→ **Work to do**
Lines that contain the string "this" are to be copied; leave out all others.

────────────────────────────────────────

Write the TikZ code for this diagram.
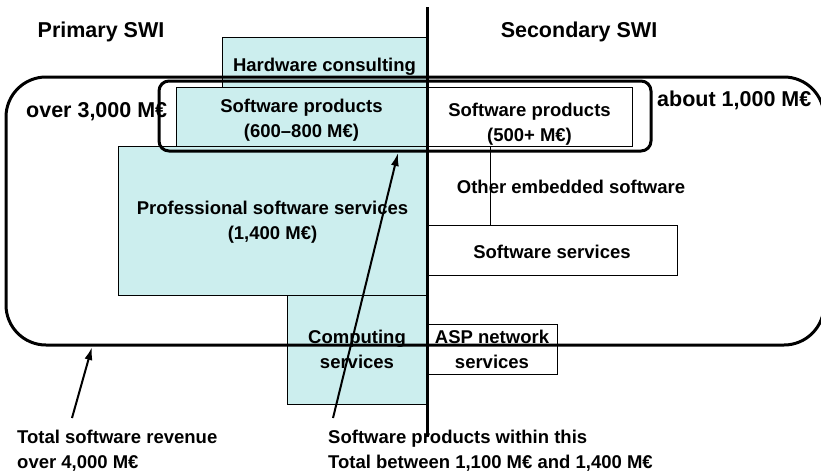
\documentclass[tikz,border=0pt]{standalone}
\usepackage{fontspec}
\setmainfont{Liberation Sans}
\usepackage{xcolor}
\usetikzlibrary{arrows.meta}
\definecolor{swicyan}{RGB}{204,238,238}
\newcommand{\swilarge}{\fontsize{21.5}{26}\selectfont\bfseries}
\newcommand{\swismall}{\fontsize{18.5}{25}\selectfont\bfseries}
\newcommand{\swidrop}[1]{\rule{0pt}{#1}}
\tikzset{
	swibox/.style={draw, line width=0.8pt, inner sep=0pt, align=center, font=\swismall},
	cyanbox/.style={swibox, fill=swicyan},
	whitebox/.style={swibox, fill=white},
	frame/.style={draw, line width=3pt, inner sep=0pt},
	pointer/.style={line width=2pt, -{Latex[length=13pt,width=8pt]}}
}

\begin{document}
\begin{tikzpicture}[x=1pt,y=-1pt]
			\useasboundingbox (0,0) rectangle (821,471);
			\clip (0,0) rectangle (821,471);
			\node[cyanbox,minimum width=205,minimum height=50] (hw) at (324.5,62) {\swidrop{22.5pt}Hardware consulting};
			\node[cyanbox,minimum width=251,minimum height=59] (prod1) at (301.5,116.5) {\swidrop{20.5pt}Software products\\(600–800 M€)};
			\node[cyanbox,minimum width=309,minimum height=149] (pss) at (272.5,220.5) {\swidrop{17.5pt}Professional software services\\(1,400 M€)};
			\node[cyanbox,minimum width=140,minimum height=109] (comp) at (357,349.5) {Computing\\services};
			\node[whitebox,minimum width=205,minimum height=59] (prod2) at (529.5,116.5) {};
			\node[font=\swismall,align=center,inner sep=0pt] (prod2txt) at (529.5,124.5) {Software products\\(500+ M€)};
			\node[whitebox,minimum width=250,minimum height=50] (serv) at (552,250) {\swidrop{17.5pt}Software services};
			\node[whitebox,minimum width=130,minimum height=50] (asp) at (492,349) {ASP network\\services};
			\node[font=\swismall,anchor=base,inner sep=0pt] (emb) at (571,193) {Other embedded software};
			\coordinate (embtop) at (490,146);
			\draw[line width=0.8pt] (embtop) -- (embtop |- serv.north);
			\coordinate (axtop) at (427,7);
			\coordinate (axbot) at (427,437);
			\draw[line width=3pt] (axtop) -- (axbot);
			\node[frame,rounded corners=40pt,minimum width=818,minimum height=268] (total) at (415,211) {};
			\node[frame,rounded corners=10pt,minimum width=492,minimum height=70] (prodall) at (405,116) {};
			\node[font=\swilarge,anchor=base,inner sep=0pt] (prim) at (101,37) {Primary SWI};
			\node[font=\swilarge,anchor=base,inner sep=0pt] (sec) at (579,37) {Secondary SWI};
			\node[font=\swilarge,anchor=base west,inner sep=0pt] (over) at (26,117) {over 3,000 M€};
			\node[font=\swilarge,anchor=base west,inner sep=0pt] (about) at (657,106) {about 1,000 M€};
			\node[font=\swismall,align=left,anchor=north west,inner sep=0pt] (totnote) at (17,429.5) {Total software revenue\\over 4,000 M€};
			\node[font=\swismall,align=left,anchor=north west,inner sep=0pt] (prodnote) at (328,429.5) {Software products within this\\Total between 1,100 M€ and 1,400 M€};
			\coordinate (tail1) at (72,418);
			\coordinate (tip1) at (92,347);
			\coordinate (tail2) at (333,418);
			\coordinate (tip2) at (398,153);
			\draw[pointer] (tail1) -- (tip1);
			\draw[pointer] (tail2) -- (tip2);
		\end{tikzpicture}
\end{document}
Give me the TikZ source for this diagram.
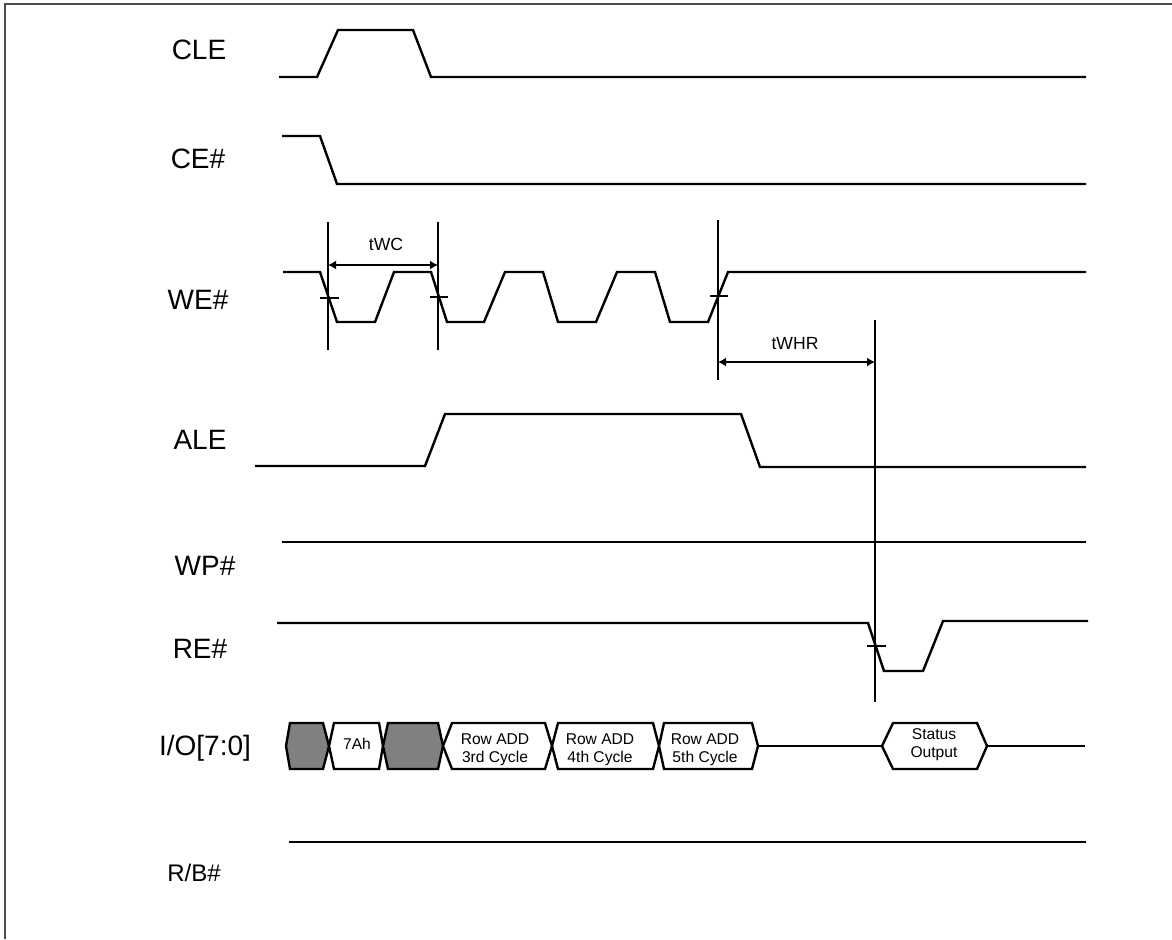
\documentclass[tikz,border=0pt]{standalone}
\usepackage{fontspec}
\setmainfont{Liberation Sans}
\usetikzlibrary{arrows.meta}
\tikzstyle{sig}=[draw, line width=1.2pt]
\tikzstyle{siglabel}=[font=\fontsize{14}{16}\selectfont, inner sep=0pt, anchor=base]
\tikzstyle{timing}=[font=\fontsize{8.8}{10}\selectfont, inner sep=0pt, anchor=base]
\tikzstyle{bus}=[draw, line width=1.2pt, fill=white]
\tikzstyle{busgray}=[draw, line width=1.2pt, fill=black!50]
\tikzstyle{bustext}=[font=\fontsize{7.8}{9}\selectfont, align=center, inner sep=0pt]
\tikzstyle{edge}=[draw, line width=1.2pt]
\tikzstyle{dim}=[draw, line width=1.2pt, {Latex[length=4pt,width=4.5pt]}-{Latex[length=4pt,width=4.5pt]}]

\begin{document}
\begin{tikzpicture}[x=0.5pt,y=-0.5pt]
  \useasboundingbox (0,0) rectangle (1172,939);
  % frame
  \draw[black!70, line width=0.8pt] (5,939) -- (5,4) -- (1172,4);
  % signal names
  \node[siglabel] (CLE)  at (199,59)  {CLE};
  \node[siglabel] (CE)   at (198,168) {CE\#};
  \node[siglabel] (WE)   at (198,309) {WE\#};
  \node[siglabel] (ALE)  at (200,449) {ALE};
  \node[siglabel] (WP)   at (205,575) {WP\#};
  \node[siglabel] (RE)   at (200,658) {RE\#};
  \node[siglabel] (IO)   at (205,755) {I/O[7:0]};
  \node[siglabel, font=\fontsize{12}{14}\selectfont] (RB) at (194,881) {R/B\#};
  % waveforms
  \path[sig] (279,77) -- (317,77) -- (338,30) -- (413,30) -- (431,77) -- (1086,77);
  \path[sig] (282,136) -- (320,136) -- (337,184) -- (1086,184);
  \path[sig] (283,272) -- (320,272) -- (337,322) -- (375,322) -- (394,272)
    -- (431,272) -- (447,322) -- (484,322) -- (505,272)
    -- (543,272) -- (558,322) -- (596,322) -- (617,272)
    -- (655,272) -- (670,322) -- (708,322) -- (728,272) -- (1086,272);
  \path[sig] (255,466) -- (425,466) -- (445,414) -- (741,414) -- (760,467) -- (1086,467);
  \path[sig] (282,542) -- (1086,542);
  \path[sig] (277,623) -- (868,623) -- (884,671) -- (923,671) -- (943,621) -- (1088,621);
  \path[sig] (289,842) -- (1086,842);
  % bus
  \path[busgray] (286,746) -- (290,723) -- (323,723) -- (329,746) -- (323,769) -- (290,769) -- cycle;
  \path[bus] (329,746) -- (334,723) -- (379,723) -- (383,746) -- (379,769) -- (334,769) -- cycle;
  \path[busgray] (383,746) -- (388,723) -- (438,723) -- (443,746) -- (438,769) -- (388,769) -- cycle;
  \path[bus] (443,746) -- (452,723) -- (545,723) -- (552,746) -- (545,769) -- (452,769) -- cycle;
  \path[bus] (552,746) -- (558,723) -- (653,723) -- (659,746) -- (653,769) -- (558,769) -- cycle;
  \path[bus] (659,746) -- (664,723) -- (752,723) -- (758,746) -- (752,769) -- (664,769) -- cycle;
  \path[sig] (758,746) -- (882,746);
  \path[bus] (882,746) -- (893,723) -- (977,723) -- (987,746) -- (977,769) -- (893,769) -- cycle;
  \path[sig] (987,746) -- (1085,746);
  \node[bustext] (cmd)    at (357,743.5) {7Ah};
  \node[bustext] (row3)   at (495,750) {Row ADD\\3rd Cycle};
  \node[bustext] (row4)   at (600,750) {Row ADD\\4th Cycle};
  \node[bustext] (row5)   at (705,750) {Row ADD\\5th Cycle};
  \node[bustext] (status) at (934,745) {Status\\Output};
  % timing markers
  \coordinate (m1top) at (328,222);  \coordinate (m1bot) at (328,350);
  \coordinate (m2top) at (438,222);  \coordinate (m2bot) at (438,350);
  \coordinate (m3top) at (718,220);  \coordinate (m3bot) at (718,380);
  \coordinate (m4top) at (875,320);  \coordinate (m4bot) at (875,702);
  \path[edge] (m1top) -- (m1bot);
  \path[edge] (m2top) -- (m2bot);
  \path[edge] (m3top) -- (m3bot);
  \path[edge] (m4top) -- (m4bot);
  \path[edge] (320,298) -- (339,298);
  \path[edge] (430,297) -- (448,297);
  \path[edge] (710,296) -- (728,296);
  \path[edge] (867,646) -- (886,646);
  % tWC, tWHR
  \coordinate (wcl) at (328,265);  \coordinate (wcr) at (438,265);
  \coordinate (whl) at (718,362);  \coordinate (whr) at (875,362);
  \path[dim] (wcl) -- (wcr);
  \path[dim] (whl) -- (whr);
  \node[timing] (tWC)  at (386,250) {tWC};
  \node[timing] (tWHR) at (795,349) {tWHR};
\end{tikzpicture}
\end{document}
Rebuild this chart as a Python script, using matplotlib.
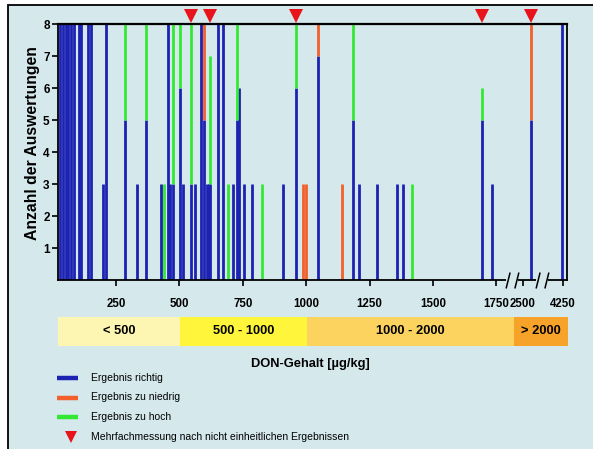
"""Ringversuch DON: Anzahl der Auswertungen je Probe, nach Bewertung gestapelt."""

import matplotlib

matplotlib.use("Agg")
import matplotlib.pyplot as plt
import numpy as np
from matplotlib.lines import Line2D
from matplotlib.patches import Rectangle
from matplotlib.path import Path

plt.rcParams["font.family"] = ["Liberation Sans", "DejaVu Sans"]

# DON-Gehalt der Proben [µg/kg] und Anzahl der Auswertungen je Bewertung
don_values = [29, 40, 51, 62, 73, 84, 102, 113, 141, 151, 198, 212, 285, 333, 370,
              428, 440, 454, 463, 474, 502, 513, 546, 562, 586, 596, 609, 617, 622,
              654, 671, 691, 712, 726, 736, 755, 785, 825, 907, 959, 988, 998, 1048,
              1140, 1185, 1209, 1278, 1360, 1381, 1416, 1693, 1733, 2850, 4200]
n_correct = [8, 8, 8, 8, 8, 8, 8, 8, 8, 8, 3, 8, 5, 3, 5,
             3, 0, 8, 3, 3, 6, 3, 3, 3, 8, 5, 3, 3, 3,
             8, 8, 0, 3, 5, 6, 3, 3, 0, 3, 6, 0, 0, 7,
             0, 5, 3, 3, 3, 3, 0, 5, 3, 5, 8]
n_low = [0, 0, 0, 0, 0, 0, 0, 0, 0, 0, 0, 0, 0, 0, 0,
         0, 0, 0, 0, 0, 0, 0, 0, 0, 0, 3, 0, 0, 0,
         0, 0, 0, 0, 0, 0, 0, 0, 0, 0, 0, 3, 3, 1,
         3, 0, 0, 0, 0, 0, 0, 0, 0, 3, 0]
n_high = [0, 0, 0, 0, 0, 0, 0, 0, 0, 0, 0, 0, 3, 0, 3,
          0, 3, 0, 0, 5, 2, 0, 5, 0, 0, 0, 0, 0, 4,
          0, 0, 3, 0, 3, 0, 0, 0, 3, 0, 2, 0, 0, 0,
          0, 3, 0, 0, 0, 0, 3, 1, 0, 0, 0]
multi_measurement = [546, 622, 959, 1693, 2850]

x_ticks = [250, 500, 750, 1000, 1250, 1500, 1750, 2500, 4250]
y_ticks = [1, 2, 3, 4, 5, 6, 7, 8]
range_edges = [21, 500, 1000, 2000, 4425]
range_labels = ["< 500", "500 - 1000", "1000 - 2000", "> 2000"]
axis_breaks = [1950, 3330]

legend_labels = ["Ergebnis richtig", "Ergebnis zu niedrig", "Ergebnis zu hoch",
                 "Mehrfachmessung nach nicht einheitlichen Ergebnissen"]

BG = "#d5e8ec"
BLUE = "#1c22b2"
RED = "#f2602c"
GREEN = "#33e833"
TRI_RED = "#e8141c"
RANGE_COLORS = ["#fdf6b2", "#fff63c", "#fbd35e", "#f7a32a"]

# gebrochene x-Achse: bis 1800 linear, danach gestaucht
REAL_KNOTS = [-1000, 1800, 2500, 4250, 10000]
AXIS_KNOTS = [-1000, 1800, 1854.3, 2012.1, 2530.8]


def fwd(v):
    return np.interp(v, REAL_KNOTS, AXIS_KNOTS)


def inv(u):
    return np.interp(u, AXIS_KNOTS, REAL_KNOTS)


W, H = 593, 449


def fig_box(left, top, right, bottom):
    return [left / W, 1 - bottom / H, (right - left) / W, (bottom - top) / H]


fig = plt.figure(figsize=(W / 100, H / 100), dpi=100)
fig.patch.set_facecolor("white")
fig.add_artist(Rectangle((8 / W, -0.02), 1.05, 1 - 5 / H + 0.02, transform=fig.transFigure,
                         facecolor=BG, edgecolor="black", lw=1.3, zorder=-10))

ax = fig.add_axes(fig_box(58, 24.3, 566.7, 280))
ax.set_facecolor("none")
ax.set_xscale("function", functions=(fwd, inv))
ax.set_xlim(range_edges[0], range_edges[-1])
ax.set_ylim(0, 8)

x = np.array(don_values)
ok = np.array(n_correct)
low = np.array(n_low)
high = np.array(n_high)

m = ok > 0
ax.vlines(x[m], 0, ok[m], color=BLUE, lw=2.0, capstyle="butt")
m = low > 0
ax.vlines(x[m], ok[m], ok[m] + low[m], color=RED, lw=2.0, capstyle="butt")
m = high > 0
ax.vlines(x[m], ok[m], ok[m] + high[m], color=GREEN, lw=2.0, capstyle="butt")

ax.plot(multi_measurement, [8.25] * len(multi_measurement), "v", ms=10, color=TRI_RED,
        mew=0, clip_on=False, zorder=5)

ax.set_xticks(x_ticks)
ax.set_xticklabels([str(t) for t in x_ticks], fontsize=8.3, fontweight="bold")
ax.set_yticks(y_ticks)
ax.set_yticklabels([str(t) for t in y_ticks], fontsize=8.5, fontweight="bold")
ax.minorticks_off()
ax.tick_params(axis="x", length=4, width=1.2, pad=9)
ax.tick_params(axis="y", length=4.5, width=1.2, pad=1.5)
for sp in ax.spines.values():
    sp.set_linewidth(1.3)
ax.spines["top"].set_linewidth(1.6)

# Achsenbruch-Markierungen "//"
gap = Path([(-1.0, 0.0), (1.0, 0.0)], [Path.MOVETO, Path.LINETO])
slashes = Path([(-1.6, -2), (-0.6, 2), (0.6, -2), (1.6, 2)],
               [Path.MOVETO, Path.LINETO, Path.MOVETO, Path.LINETO])
for b in axis_breaks:
    ax.plot([b], [0], marker=gap, ms=9, mec=BG, mew=3, clip_on=False, zorder=6)
    ax.plot([b], [0], marker=slashes, ms=11.5, mec="black", mew=1.1, clip_on=False, zorder=7)

ax.text(-0.05, 0.535, "Anzahl der Auswertungen", transform=ax.transAxes, rotation=90,
        ha="center", va="center", fontsize=11.3, fontweight="bold")

# Farbband der Gehaltsbereiche
bax = fig.add_axes(fig_box(58, 316.7, 568, 345.7))
bax.set_xscale("function", functions=(fwd, inv))
bax.set_xlim(range_edges[0], range_edges[-1])
bax.set_ylim(0, 1)
bax.axis("off")
for lo, hi, col, lab in zip(range_edges[:-1], range_edges[1:], RANGE_COLORS, range_labels):
    bax.axvspan(lo, hi, color=col, lw=0)
    mid = inv((fwd(lo) + fwd(hi)) / 2)
    bax.text(mid, 0.5, lab, ha="center", va="center", fontsize=9.3, fontweight="bold")

fig.text(310 / W, 1 - 364 / H, "DON-Gehalt [µg/kg]", ha="center", va="center",
         fontsize=9.3, fontweight="bold")

# Legende
rows = [378, 397.5, 417, 437]
for col, lab, ry in zip([BLUE, RED, GREEN], legend_labels[:3], rows[:3]):
    y = 1 - ry / H
    fig.add_artist(Line2D([57 / W, 78 / W], [y, y], color=col, lw=3.2,
                          transform=fig.transFigure, solid_capstyle="butt"))
    fig.text(90.7 / W, y, lab, va="center", fontsize=7.5)
y = 1 - rows[3] / H
fig.add_artist(Line2D([71 / W], [y], marker="v", ms=8, color=TRI_RED, mew=0,
                      transform=fig.transFigure))
fig.text(90.7 / W, y, legend_labels[3], va="center", fontsize=7.5)

fig.savefig("out.png", dpi=100)
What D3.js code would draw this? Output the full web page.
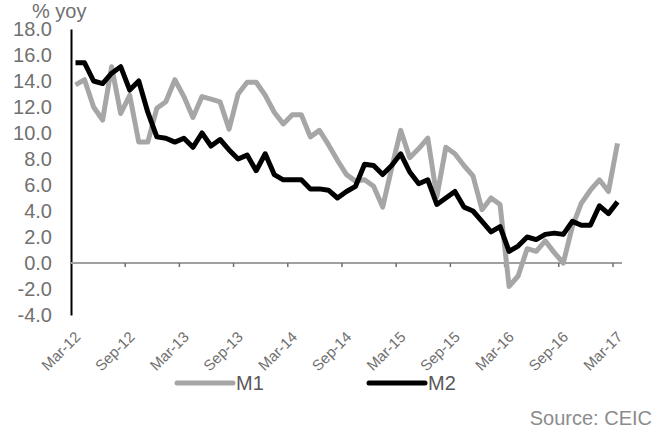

────────────────────────────────────────

→ **The answer**
Write the TikZ code for this diagram.
			\node[font=\swismall,align=left,anchor=north west,inner sep=0pt] (prodnote) at (328,429.5) {Software products within this\\Total between 1,100 M€ and 1,400 M€};
Give me the TikZ source for this diagram.
Rebuild this chart as a Python script, using matplotlib.
What D3.js code would draw this? Output the full web page.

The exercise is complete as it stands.